Prédica: 1 João 3.16-24
Leituras: Salmo 23 e João 10.11-18
Autoria: José Manuel Kowalska Prelicz
Data Litúrgica: 4º. Domingo da Páscoa
Data da Pregação: 22/04/2018
Proclamar Libertação - Volume: XLII
Amor: teoria e prática
1. Introdução
Este auxílio refere-se ao 4º Domingo da Páscoa (Jubilate). Neste dia, Deus é lembrado como bom pastor (Sl 23 e Jo 10.11-18). Mas também estamos na continuação das leituras do tempo de Páscoa (ano B): Atos e 1 João. Parece um agrupamento artificial dos textos escolhidos e, por isso, num primeiro olhar, temos uma temática muito diversa. Porém, podemos observar certa continuidade de temas ao redor do conceito “Deus é amor”, no sentido de que Cristo/Deus agiu amorosamente em favor dos seus. No Salmo 23, o salmista coloca-se diante de Deus reconhecendo-se como uma ovelha bem cuidada por seu pastor. Ele se sabe parte do rebanho divino e se sente bem cuidado, apesar dos possíveis problemas no caminho. No Evangelho de João, estamos na segunda metade do texto, em que Jesus, o bom pastor, coloca-se em contraste com o mercenário. Também nesse texto existe uma grande relação entre as ovelhas e o pastor, ou seja, entre Jesus e seus seguidores. No livro de Atos, encontramos Pedro diante do Sinédrio, argumentando que aquilo que fi zeram foi a partir do nome de Jesus, que foi considerado como a pedra rejeitada, mas que na verdade era a pedra principal. Nesse sentido, a Primeira Carta de João continua desenvolvendo a temática do amor que Cristo teve, agora como base para o amor entre os discípulos.

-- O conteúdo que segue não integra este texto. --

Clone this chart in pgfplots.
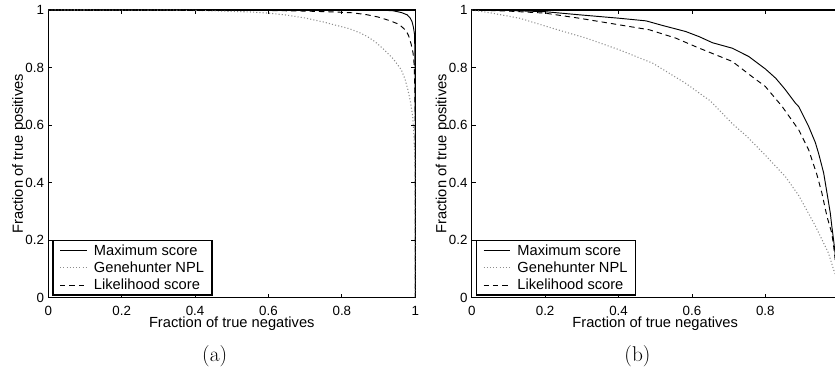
\documentclass[border=0pt]{standalone}
\usepackage{fontspec}
\usepackage{pgfplots}
\pgfplotsset{compat=1.18}
\newfontfamily\helv{Liberation Sans}
\definecolor{dotgray}{gray}{0.55}
\pgfplotsset{
  rocax/.style={
    scale only axis, width=275.25pt, height=215.8pt,
    anchor=south west,
    xmin=0, xmax=1, ymin=0, ymax=1,
    xtick={0,0.2,0.4,0.6,0.8,1}, ytick={0,0.2,0.4,0.6,0.8,1},
    /pgf/number format/assume math mode=true,
    tick align=inside, major tick length=3pt,
    major tick style={line width=0.6pt, black},
    axis line style={line width=0.9pt},
    tick label style={font=\helv\fontsize{10}{12}\selectfont},
    xticklabel style={anchor=base, inner sep=0pt, yshift=-13pt},
    yticklabel style={anchor=east, inner sep=0pt, xshift=-3pt},
    xlabel={Fraction of true negatives},
    ylabel={Fraction of true positives},
    label style={font=\helv\fontsize{11}{13}\selectfont},
    xlabel style={at={(axis description cs:0.5,-0.105)}, anchor=base, inner sep=0pt},
    ylabel style={at={(axis description cs:-0.069,0.5)}, anchor=base, inner sep=0pt, rotate=0},
    legend cell align=left,
    legend image code/.code={\draw[##1] (0pt,0pt) -- (20pt,0pt);},
    legend style={at={(axis description cs:0.011,0.007)}, anchor=south west,
      draw=black, line width=0.9pt, fill=white,
      font=\helv\fontsize{11}{13}\selectfont,
      inner xsep=5pt, inner ysep=2pt, row sep=2pt,
      nodes={inner sep=1pt, text height=8pt, text depth=1pt},
      /tikz/every odd column/.append style={column sep=4pt}},
    clip=true,
  },
  solidS/.style={black, line width=0.7pt, solid},
  dotS/.style={dotgray, line width=0.8pt, dash pattern=on 0.8pt off 1.6pt},
  dashS/.style={black, line width=0.7pt, dash pattern=on 4pt off 3pt},
}
\begin{document}
\begin{tikzpicture}
\useasboundingbox (0,0) rectangle (626.25pt,276.75pt);
\clip (0,0) rectangle (626.25pt,276.75pt);
% ---------------- (a)
\begin{axis}[rocax, at={(36.2pt,53.5pt)}]
\addplot[solidS] coordinates {(0,1) (0.9,1) (0.94,0.997) (0.962,0.991) (0.978,0.983) (0.986,0.972) (0.991,0.96) (0.995,0.94) (0.998,0.915) (0.999,0.85) (1,0.6) (1,0)};
\addlegendentry{Maximum score}
\addplot[dotS] coordinates {(0,1) (0.35,0.999) (0.45,0.997) (0.55,0.993) (0.6,0.989) (0.65,0.982) (0.7,0.972) (0.75,0.958) (0.78,0.948) (0.82,0.935) (0.85,0.92) (0.87,0.907) (0.89,0.89) (0.916,0.861) (0.94,0.83) (0.962,0.792) (0.972,0.76) (0.98,0.722) (0.987,0.68) (0.993,0.63) (0.996,0.57) (0.998,0.514) (0.9995,0.45) (1,0.4) (1,0)};
\addlegendentry{Genehunter NPL}
\addplot[dashS] coordinates {(0,1) (0.6,0.998) (0.7,0.996) (0.78,0.993) (0.83,0.99) (0.87,0.983) (0.9,0.975) (0.93,0.963) (0.95,0.953) (0.962,0.943) (0.975,0.928) (0.982,0.91) (0.989,0.88) (0.994,0.85) (0.997,0.81) (0.999,0.7) (1,0.5) (1,0)};
\addlegendentry{Likelihood score}
\end{axis}
% ---------------- (b)
\begin{axis}[rocax, at={(353.8pt,53.5pt)}, xticklabels={0,0.2,0.4,0.6,0.8,{}}]
\addplot[solidS] coordinates {(0,1) (0.1,0.998) (0.199,0.994) (0.294,0.983) (0.403,0.971) (0.475,0.962) (0.52,0.946) (0.583,0.925) (0.62,0.907) (0.656,0.886) (0.71,0.867) (0.755,0.838) (0.80,0.795) (0.828,0.763) (0.846,0.736) (0.855,0.722) (0.882,0.676) (0.891,0.664) (0.918,0.595) (0.936,0.54) (0.945,0.502) (0.959,0.433) (0.968,0.364) (0.977,0.294) (0.981,0.25) (0.986,0.2) (0.995,0.1) (1,0)};
\addlegendentry{Maximum score}
\addplot[dotS] coordinates {(0,1) (0.05,0.99) (0.131,0.971) (0.221,0.936) (0.312,0.902) (0.403,0.861) (0.493,0.815) (0.583,0.745) (0.62,0.711) (0.65,0.684) (0.71,0.605) (0.75,0.56) (0.80,0.495) (0.855,0.42) (0.891,0.355) (0.936,0.25) (0.972,0.155) (0.986,0.097) (1,0.05)};
\addlegendentry{Genehunter NPL}
\addplot[dashS] coordinates {(0,1) (0.1,0.996) (0.199,0.989) (0.294,0.971) (0.403,0.948) (0.484,0.931) (0.556,0.902) (0.62,0.867) (0.71,0.821) (0.764,0.768) (0.80,0.734) (0.846,0.664) (0.891,0.583) (0.918,0.514) (0.94,0.43) (0.954,0.364) (0.968,0.282) (0.981,0.225) (0.986,0.18) (0.995,0.08) (1,0)};
\addlegendentry{Likelihood score}
\end{axis}
\node[font=\fontsize{16}{19}\selectfont, anchor=base, inner sep=0pt] at (161pt,5.6pt) {(a)};
\node[font=\fontsize{16}{19}\selectfont, anchor=base, inner sep=0pt] at (478.1pt,5.6pt) {(b)};
\end{tikzpicture}
\end{document}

O nosso texto não foi estudado em sua totalidade segundo o atual corte do lecionário. Mas foi estudado em parte em três volumes de PL anteriores, sendo no tempo comum no PL III (v. 18-24), no PL IX como parte da Série: Quer seja oportuno, quer não (v. 13-18), e no 5º Domingo da Páscoa no PL 22 (v. 18-24).
2. Exegese
A Primeira Carta de João é um texto que argumenta a partir da teologia da tradição joanina. Assim, temos a diferenciação entre os que são parte da comunidade de fé e o mundo, aqueles que estão na luz e aqueles que estão nas trevas. 1 João trava uma batalha contra os hereges que querem diminuir o sentido e o poder da encarnação e morte de Jesus. Nessa carta, o autor se coloca perto do fim dos tempos e preza para que a comunidade permaneça firme numa prática condizente com a confissão de Jesus como Filho de Deus.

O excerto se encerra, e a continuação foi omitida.